In the spring of 1896 he went up the Klondike River to fish. At the
point where this stream meets the Yukon, very large salmon are often
caught. It was for this profitable spot that McCormick set out.
He had poor luck, however. The salmon didn't run as usual, and his
fishing expedition was a failure.
He didn't want to go home empty-handed, and cast about for some fresh
game.

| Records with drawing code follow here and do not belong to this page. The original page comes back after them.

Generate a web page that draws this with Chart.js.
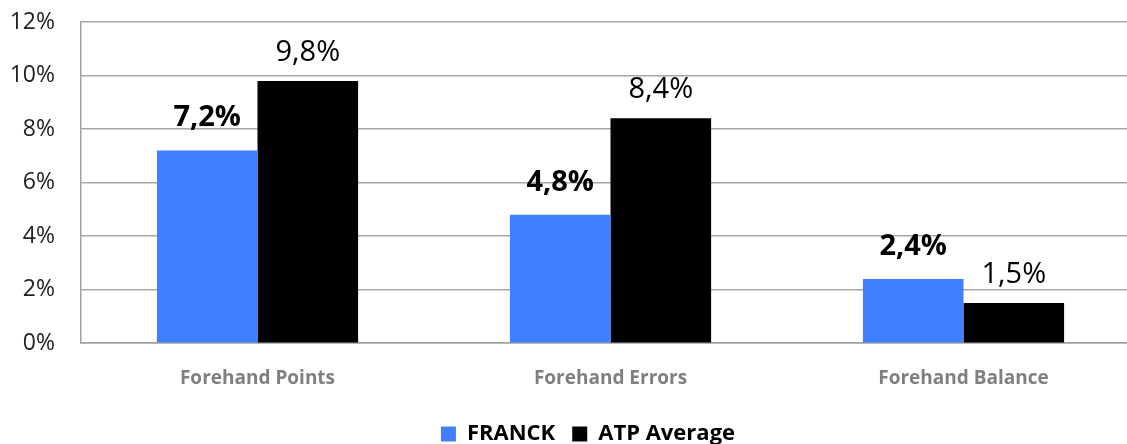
<!DOCTYPE html>
<html>
<head>
<meta charset="utf-8">
<script src="https://cdn.jsdelivr.net/npm/chart.js@4"></script>
<style>
    body { margin: 0; background: #fff; overflow: hidden; }
    #wrap { width: 1176px; height: 444px; }
</style>
</head>
<body>
<div id="wrap"><canvas id="forehandChart"></canvas></div>
<script>
// ---------- chart data ----------
const categories = ["Forehand Points", "Forehand Errors", "Forehand Balance"];
const franckValues = [7.2, 4.8, 2.4];
const atpValues = [9.8, 8.4, 1.5];
const yTicks = [0, 2, 4, 6, 8, 10, 12];

const FONT = "'Open Sans', sans-serif";

// draws the "7,2%" style labels over each bar
const valueLabels = {
    id: 'valueLabels',
    afterDatasetsDraw(chart) {
        const ctx = chart.ctx;
        chart.data.datasets.forEach((ds, i) => {
            const meta = chart.getDatasetMeta(i);
            ctx.save();
            ctx.font = `${ds.labelWeight} 29px ${FONT}`;
            ctx.fillStyle = '#000';
            ctx.textAlign = 'center';
            ctx.textBaseline = 'alphabetic';
            meta.data.forEach((bar, j) => {
                const txt = ds.data[j].toFixed(1).replace('.', ',') + '%';
                ctx.fillText(txt, bar.x, bar.y - ds.labelGap);
            });
            ctx.restore();
        });
    }
};

// y labels hang left of the axis box, so stretch the box to the canvas edge
// (otherwise chart.js clips them)
const widenYAxis = {
    id: 'widenYAxis',
    afterLayout(chart) {
        const y = chart.scales.y;
        y.width = y.right;
        y.left = 0;
    }
};

new Chart(document.getElementById('forehandChart'), {
    type: 'bar',
    data: {
        labels: categories,
        datasets: [
            {
                label: 'FRANCK',
                data: franckValues,
                backgroundColor: '#4080ff',
                labelWeight: 'bold',
                labelGap: 24
            },
            {
                label: 'ATP Average',
                data: atpValues,
                backgroundColor: '#000000',
                labelWeight: 'normal',
                labelGap: 20
            }
        ]
    },
    options: {
        responsive: true,
        maintainAspectRatio: false,
        animation: false,
        datasets: { bar: { categoryPercentage: 0.57, barPercentage: 1.0 } },
        layout: { padding: { top: 22, right: 36, left: 36, bottom: -11 } },
        scales: {
            x: {
                grid: { display: false },
                border: { color: '#a0a0a0', width: 1.5 },
                ticks: { color: '#7f7f7f', font: { family: FONT, size: 19, weight: 'bold' }, padding: 16 }
            },
            y: {
                min: yTicks[0],
                max: yTicks[yTicks.length - 1],
                afterBuildTicks: (axis) => { axis.ticks = yTicks.map(v => ({ value: v })); },
                afterFit: (axis) => {
                    axis.width = 45;
                    axis.paddingTop = 0;
                    axis.paddingBottom = 0;
                },
                grid: { color: '#a6a6a6', lineWidth: 1.5, drawTicks: false },
                border: { color: '#a0a0a0', width: 1.5 },
                ticks: {
                    color: '#222',
                    font: { family: FONT, size: 23 },
                    padding: 26,
                    callback: (v) => `${v}%`
                }
            }
        },
        plugins: {
            legend: {
                position: 'bottom',
                labels: {
                    color: '#000',
                    font: { family: FONT, size: 22, weight: 'bold' },
                    boxWidth: 15,
                    boxHeight: 15,
                    padding: 17
                }
            },
            tooltip: { enabled: false }
        }
    },
    plugins: [valueLabels, widenYAxis]
});
</script>
</body>
</html>
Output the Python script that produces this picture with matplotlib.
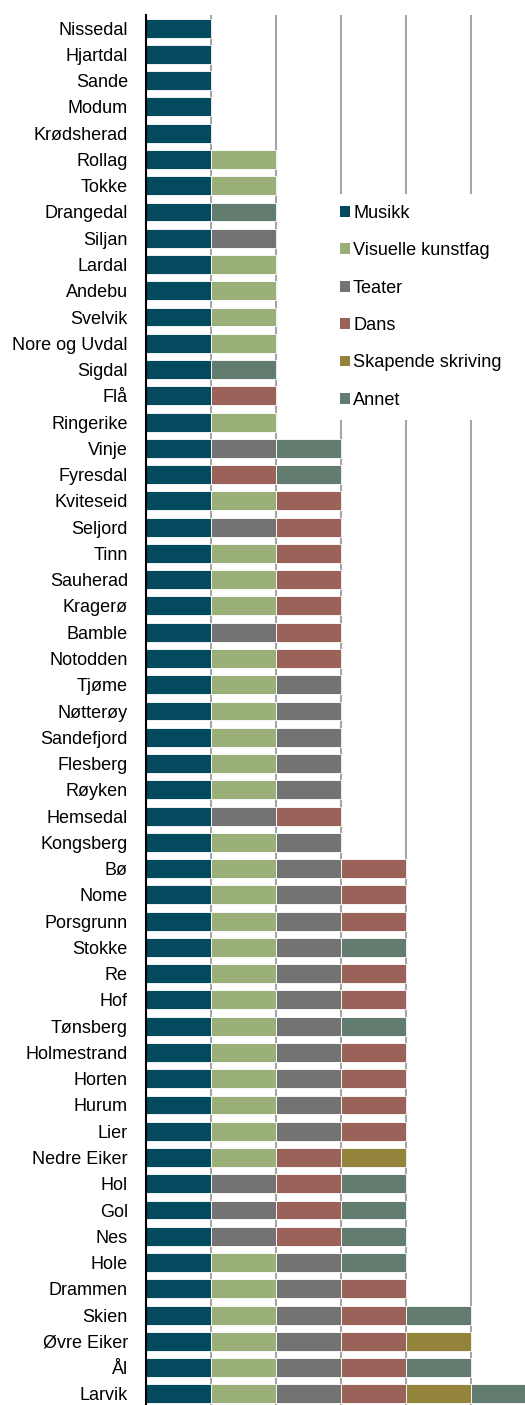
import matplotlib.pyplot as plt
from matplotlib.patches import Patch

plt.rcParams['font.family'] = ['Liberation Sans', 'DejaVu Sans']

# categories and colours
kategorier = ["Musikk", "Visuelle kunstfag", "Teater", "Dans", "Skapende skriving", "Annet"]
koder = ["M", "V", "T", "D", "S", "A"]
farger = ["#034a5f", "#9bb078", "#737373", "#9b625a", "#94833a", "#627d6f"]

# municipalities, top to bottom
kommuner = [
    "Nissedal", "Hjartdal", "Sande", "Modum", "Krødsherad", "Rollag", "Tokke",
    "Drangedal", "Siljan", "Lardal", "Andebu", "Svelvik", "Nore og Uvdal", "Sigdal",
    "Flå", "Ringerike", "Vinje", "Fyresdal", "Kviteseid", "Seljord", "Tinn",
    "Sauherad", "Kragerø", "Bamble", "Notodden", "Tjøme", "Nøtterøy", "Sandefjord",
    "Flesberg", "Røyken", "Hemsedal", "Kongsberg", "Bø", "Nome", "Porsgrunn",
    "Stokke", "Re", "Hof", "Tønsberg", "Holmestrand", "Horten", "Hurum", "Lier",
    "Nedre Eiker", "Hol", "Gol", "Nes", "Hole", "Drammen", "Skien", "Øvre Eiker",
    "Ål", "Larvik",
]

# art forms offered in each municipality (one segment per art form, in order)
tilbud = [
    "M", "M", "M", "M", "M", "MV", "MV",
    "MA", "MT", "MV", "MV", "MV", "MV", "MA",
    "MD", "MV", "MTA", "MDA", "MVD", "MTD", "MVD",
    "MVD", "MVD", "MTD", "MVD", "MVT", "MVT", "MVT",
    "MVT", "MVT", "MTD", "MVT", "MVTD", "MVTD", "MVTD",
    "MVTA", "MVTD", "MVTD", "MVTA", "MVTD", "MVTD", "MVTD", "MVTD",
    "MVDS", "MTDA", "MTDA", "MTDA", "MVTA", "MVTD", "MVTDA", "MVTDS",
    "MVTDA", "MVTDSA",
]

farge_for = dict(zip(koder, farger))

fig = plt.figure(figsize=(5.25, 14.05), dpi=100)
W, H = 525, 1405
x0, x1 = 146, 146 + 6 * 65
ytop, ybot = 15, 1407
ax = fig.add_axes([x0 / W, 1 - ybot / H, (x1 - x0) / W, (ybot - ytop) / H])

for i, (navn, rad) in enumerate(zip(kommuner, tilbud)):
    for j, k in enumerate(rad):
        ax.barh(i, 1, left=j, height=0.72, color=farge_for[k],
                edgecolor="white", linewidth=0.6, zorder=2)

ax.set_xlim(0, 6)
ax.set_ylim(len(kommuner) - 0.5, -0.5)
ax.set_yticks(range(len(kommuner)))
ax.set_yticklabels(kommuner, fontsize=13)
ax.set_xticks([1, 2, 3, 4, 5])
ax.tick_params(axis="x", length=0, labelbottom=False)
ax.tick_params(axis="y", length=0, pad=13)
ax.grid(axis="x", color="#a6a6a6", linewidth=1.5, zorder=0)
ax.set_axisbelow(True)
for s in ["top", "right", "bottom"]:
    ax.spines[s].set_visible(False)
ax.spines["left"].set_color("black")
ax.spines["left"].set_linewidth(1.5)
ax.spines["left"].set_zorder(3)

handles = [Patch(facecolor=c, edgecolor="none") for c in farger]
leg = fig.legend(handles, kategorier, loc="upper left",
                 bbox_to_anchor=(329 / W, 1 - 194 / H), frameon=True,
                 fontsize=13.1, handlelength=0.55, handleheight=0.55,
                 handletextpad=0.17, labelspacing=1.12, borderpad=0.6,
                 borderaxespad=0)
leg.get_frame().set_facecolor("white")
leg.get_frame().set_edgecolor("none")
leg.get_frame().set_alpha(1)
leg.set_zorder(5)

fig.savefig("out.png", dpi=100)
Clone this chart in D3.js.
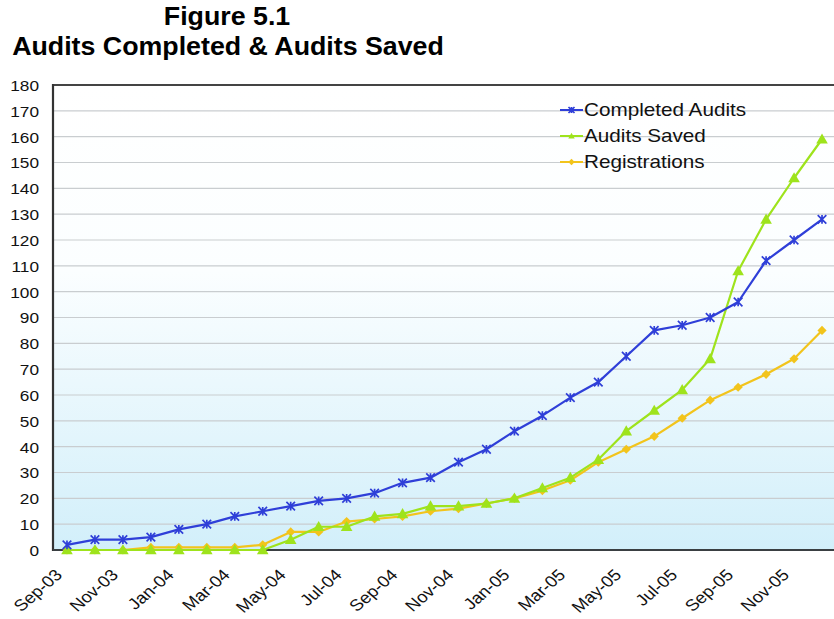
<!DOCTYPE html>
<html>
<head>
<meta charset="utf-8">
<script src="https://cdn.jsdelivr.net/npm/d3@7"></script>
<style>
  html, body { margin: 0; padding: 0; background: #ffffff; }
  svg { display: block; font-family: "Liberation Sans", Arial, sans-serif; }
</style>
</head>
<body>
<svg id="chart" width="834" height="619"></svg>
<script>
const months = ["Sep-03","Oct-03","Nov-03","Dec-03","Jan-04","Feb-04","Mar-04","Apr-04","May-04","Jun-04","Jul-04","Aug-04","Sep-04","Oct-04","Nov-04","Dec-04","Jan-05","Feb-05","Mar-05","Apr-05","May-05","Jun-05","Jul-05","Aug-05","Sep-05","Oct-05","Nov-05","Dec-05"];
const tickLabels = ["Sep-03","Nov-03","Jan-04","Mar-04","May-04","Jul-04","Sep-04","Nov-04","Jan-05","Mar-05","May-05","Jul-05","Sep-05","Nov-05"];
const yTicks = [0,10,20,30,40,50,60,70,80,90,100,110,120,130,140,150,160,170,180];
const completedAudits = [2,4,4,5,8,10,13,15,17,19,20,22,26,28,34,39,46,52,59,65,75,85,87,90,96,112,120,128];
const auditsSaved = [0,0,0,0,0,0,0,0,4,9,9,13,14,17,17,18,20,24,28,35,46,54,62,74,108,128,144,159];
const registrations = [0,0,0,1,1,1,1,2,7,7,11,12,13,15,16,18,20,23,27,34,39,44,51,58,63,68,74,85];
const seriesNames = ["Completed Audits","Audits Saved","Registrations"];
const titleLines = ["Figure 5.1","Audits Completed & Audits Saved"];

const SX = 1.15; // horizontal text stretch seen in the reference
const svg = d3.select("#chart");
const L = 53, T = 85, B = 550, R = 836;

const x = d3.scaleBand().domain(months).range([L, R]);
const cx = d => x(d) + x.bandwidth() / 2;
const y = d3.scaleLinear().domain([0, 180]).range([B, T]);

// background gradient
const defs = svg.append("defs");
const grad = defs.append("linearGradient").attr("id", "bg").attr("x1", 0).attr("y1", 0).attr("x2", 0).attr("y2", 1);
grad.append("stop").attr("offset", "0%").attr("stop-color", "#ffffff");
grad.append("stop").attr("offset", "40%").attr("stop-color", "#fbfeff");
grad.append("stop").attr("offset", "100%").attr("stop-color", "#d2effa");
svg.append("rect").attr("x", L).attr("y", T).attr("width", R - L).attr("height", B - T).attr("fill", "url(#bg)");

// gridlines
svg.append("g").selectAll("line").data(yTicks.filter(v => v > 0 && v < 180)).join("line")
  .attr("x1", L).attr("x2", R).attr("y1", d => y(d)).attr("y2", d => y(d))
  .attr("stroke", "#c9cdd0").attr("stroke-width", 1.2);

// y axis labels
const yAxis = d3.axisLeft(y).tickValues(yTicks).tickSize(0).tickPadding(0);
const yg = svg.append("g").attr("transform", `translate(${L},0)`).call(yAxis);
yg.select(".domain").remove();
yg.selectAll(".tick text").remove();
yg.selectAll(".tick").append("text")
  .attr("transform", `translate(-14,0) scale(${SX},1)`)
  .attr("text-anchor", "end").attr("dy", "0.36em")
  .attr("font-size", 15).attr("fill", "#111").text(d => d);

// frame lines
svg.append("line").attr("x1", L).attr("x2", R).attr("y1", T).attr("y2", T).attr("stroke", "#444").attr("stroke-width", 2);
svg.append("line").attr("x1", L).attr("x2", L).attr("y1", T - 1).attr("y2", B + 1).attr("stroke", "#333").attr("stroke-width", 2.2);
svg.append("line").attr("x1", L).attr("x2", R).attr("y1", B).attr("y2", B).attr("stroke", "#3a3f42").attr("stroke-width", 2.2);

// x axis labels
const xAxis = d3.axisBottom(x).tickValues(tickLabels).tickSize(0);
const xg = svg.append("g").attr("transform", `translate(0,${B})`).call(xAxis);
xg.select(".domain").remove();
xg.selectAll(".tick text").remove();
xg.selectAll(".tick").append("text")
  .attr("transform", `translate(-13,18) scale(${SX},1) rotate(-45)`)
  .attr("text-anchor", "end").attr("dy", "0.71em")
  .attr("font-size", 16).attr("fill", "#111").text(d => d);

// series
const colors = ["#2f3fd8", "#9ee31c", "#f2c41c"];
const data = [completedAudits, auditsSaved, registrations];
const line = d3.line().x((d, i) => cx(months[i])).y(d => y(d));

function marker(g, type, color, px, py, s) {
  if (type === 0) {
    const r = s || 4.3;
    g.append("path").attr("d", `M${px-r},${py-r}L${px+r},${py+r}M${px-r},${py+r}L${px+r},${py-r}M${px},${py-r}L${px},${py+r}`)
      .attr("stroke", color).attr("stroke-width", 1.7).attr("fill", "none");
  } else if (type === 1) {
    const r = s || 5.8;
    g.append("path").attr("d", `M${px},${py-r}L${px+r},${py+r*0.75}L${px-r},${py+r*0.75}Z`).attr("fill", color);
  } else {
    const r = s || 4.6;
    g.append("path").attr("d", `M${px},${py-r}L${px+r},${py}L${px},${py+r}L${px-r},${py}Z`).attr("fill", color);
  }
}

// draw in order: registrations, saved, completed
[2, 1, 0].forEach(si => {
  const g = svg.append("g");
  g.append("path").datum(data[si]).attr("d", line)
    .attr("fill", "none").attr("stroke", colors[si]).attr("stroke-width", 2.2).attr("stroke-linejoin", "round");
  data[si].forEach((v, i) => marker(g, si, colors[si], cx(months[i]), y(v)));
});

// legend
const lg = svg.append("g");
seriesNames.forEach((name, i) => {
  const yy = 110 + i * 26;
  lg.append("line").attr("x1", 560).attr("x2", 583).attr("y1", yy).attr("y2", yy).attr("stroke", colors[i]).attr("stroke-width", 2);
  marker(lg, i, colors[i], 571.5, yy, i === 0 ? 3 : 3.2);
  lg.append("text").attr("transform", `translate(584,${yy}) scale(${SX},1)`)
    .attr("dy", "0.36em").attr("font-size", 18).attr("fill", "#111").text(name);
});

// titles
svg.append("text").attr("transform", `translate(227,25) scale(1.03,1)`)
  .attr("text-anchor", "middle").attr("font-weight", "bold").attr("font-size", 26).attr("fill", "#000").text(titleLines[0]);
svg.append("text").attr("transform", `translate(228,55) scale(1.03,1)`)
  .attr("text-anchor", "middle").attr("font-weight", "bold").attr("font-size", 26).attr("fill", "#000").text(titleLines[1]);
</script>
</body>
</html>
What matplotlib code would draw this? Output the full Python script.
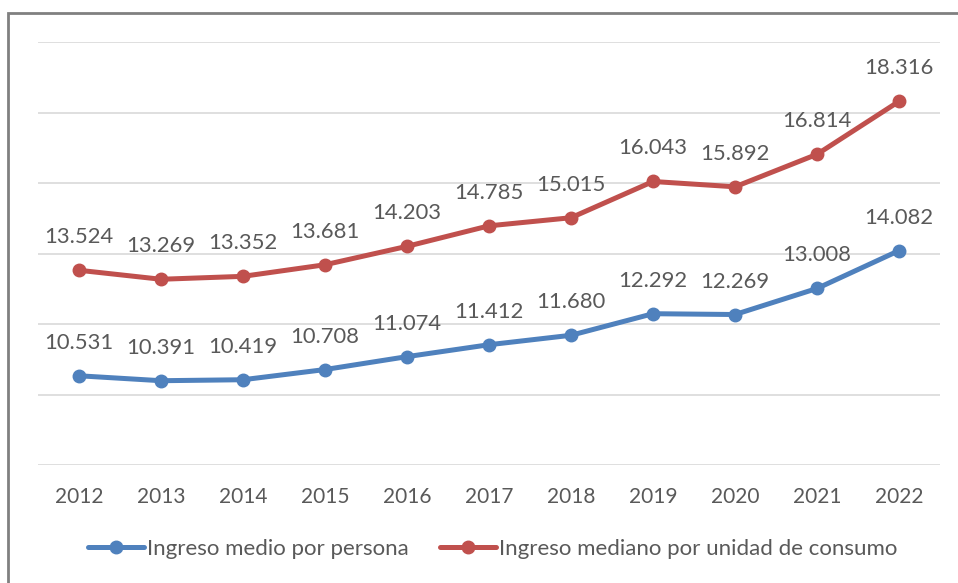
import matplotlib.pyplot as plt
from matplotlib.patches import Rectangle

anios = ["2012", "2013", "2014", "2015", "2016", "2017", "2018", "2019", "2020", "2021", "2022"]
ingreso_medio = [10531, 10391, 10419, 10708, 11074, 11412, 11680, 12292, 12269, 13008, 14082]
ingreso_mediano = [13524, 13269, 13352, 13681, 14203, 14785, 15015, 16043, 15892, 16814, 18316]

azul = "#4F81BD"
rojo = "#C0504D"
gris = "#595959"

plt.rcParams['font.family'] = ['Lato', 'DejaVu Sans']

def fmt(v):
    # formato espanol: punto como separador de miles
    return "{:,}".format(v).replace(",", ".")

fig = plt.figure(figsize=(9.58, 5.83), dpi=100)
ax = fig.add_axes([38/958, 1-465/583, (940-38)/958, (465-42)/583])

x = list(range(len(anios)))
ax.plot(x, ingreso_medio, color=azul, lw=3.6, marker="o", ms=9, solid_capstyle="round",
        label="Ingreso medio por persona")
ax.plot(x, ingreso_mediano, color=rojo, lw=3.6, marker="o", ms=9, solid_capstyle="round",
        label="Ingreso mediano por unidad de consumo")

for i in x:
    ax.annotate(fmt(ingreso_medio[i]), (i, ingreso_medio[i]), xytext=(0, 33),
                textcoords="offset pixels", ha="center", va="center", fontsize=15.8, color=gris)
    ax.annotate(fmt(ingreso_mediano[i]), (i, ingreso_mediano[i]), xytext=(0, 33),
                textcoords="offset pixels", ha="center", va="center", fontsize=15.8, color=gris)

ax.set_xlim(-0.5, len(anios) - 0.5)
ax.set_ylim(8000, 20000)
ax.set_yticks(range(8000, 20001, 2000))
ax.yaxis.grid(True, color="#d9d9d9", lw=1.2)
ax.set_axisbelow(True)
ax.tick_params(axis="y", left=False, labelleft=False)
ax.set_xticks(x)
ax.set_xticklabels(anios, fontsize=15, color=gris)
ax.tick_params(axis="x", bottom=False, pad=12)
for s in ax.spines.values():
    s.set_visible(False)

leg = fig.legend(loc="center", bbox_to_anchor=(493/958, 1-549/583), ncol=2, frameon=False,
                 fontsize=16, handlelength=2.5, handletextpad=0.15, columnspacing=1.4)
for t in leg.get_texts():
    t.set_color(gris)

fig.patches.append(Rectangle((8/958, -0.1), 1.2, 1.1 - 13/583, transform=fig.transFigure,
                             fill=False, edgecolor="#808080", lw=2, clip_on=False))

fig.savefig("out.png", dpi=100)
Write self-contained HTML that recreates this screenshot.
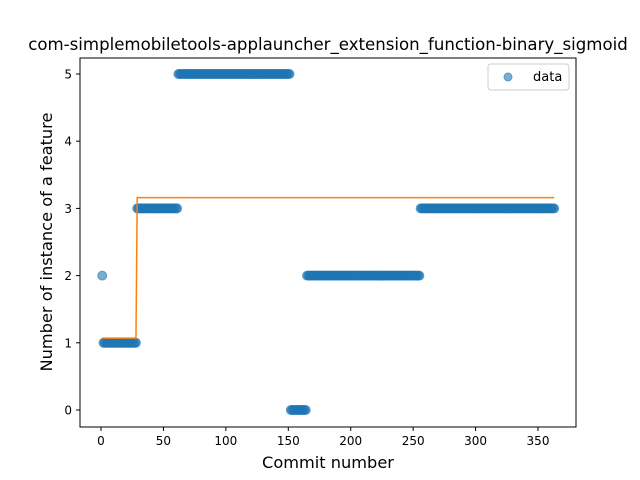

In his uncertainty he bethought him that the Indians had often
told him that gold was very abundant in this region, and could be washed
out of the sand in any little pan or vessel that hunters happened to
carry.
Failing to catch salmon, he determined to seek for gold, and, starting
off in the direction the Indians had pointed out, he soon found that
their stories were absolutely true.
Filling his pockets with all the nuggets he could carry, he started back
with the news.
As soon as word was spread abroad, the miners began to rush into the new
district.
After McCormick's fishing-trip several men went prospecting, and,
finding that he had not exaggerated the greatness of his discovery, men
began to hurry to the Klondike region to take up their claims and secure
their share of the great prize.
The work of mining this gold is very lengthy and somewhat curious.
The Yukon region, in which the Klondike lies, is very cold.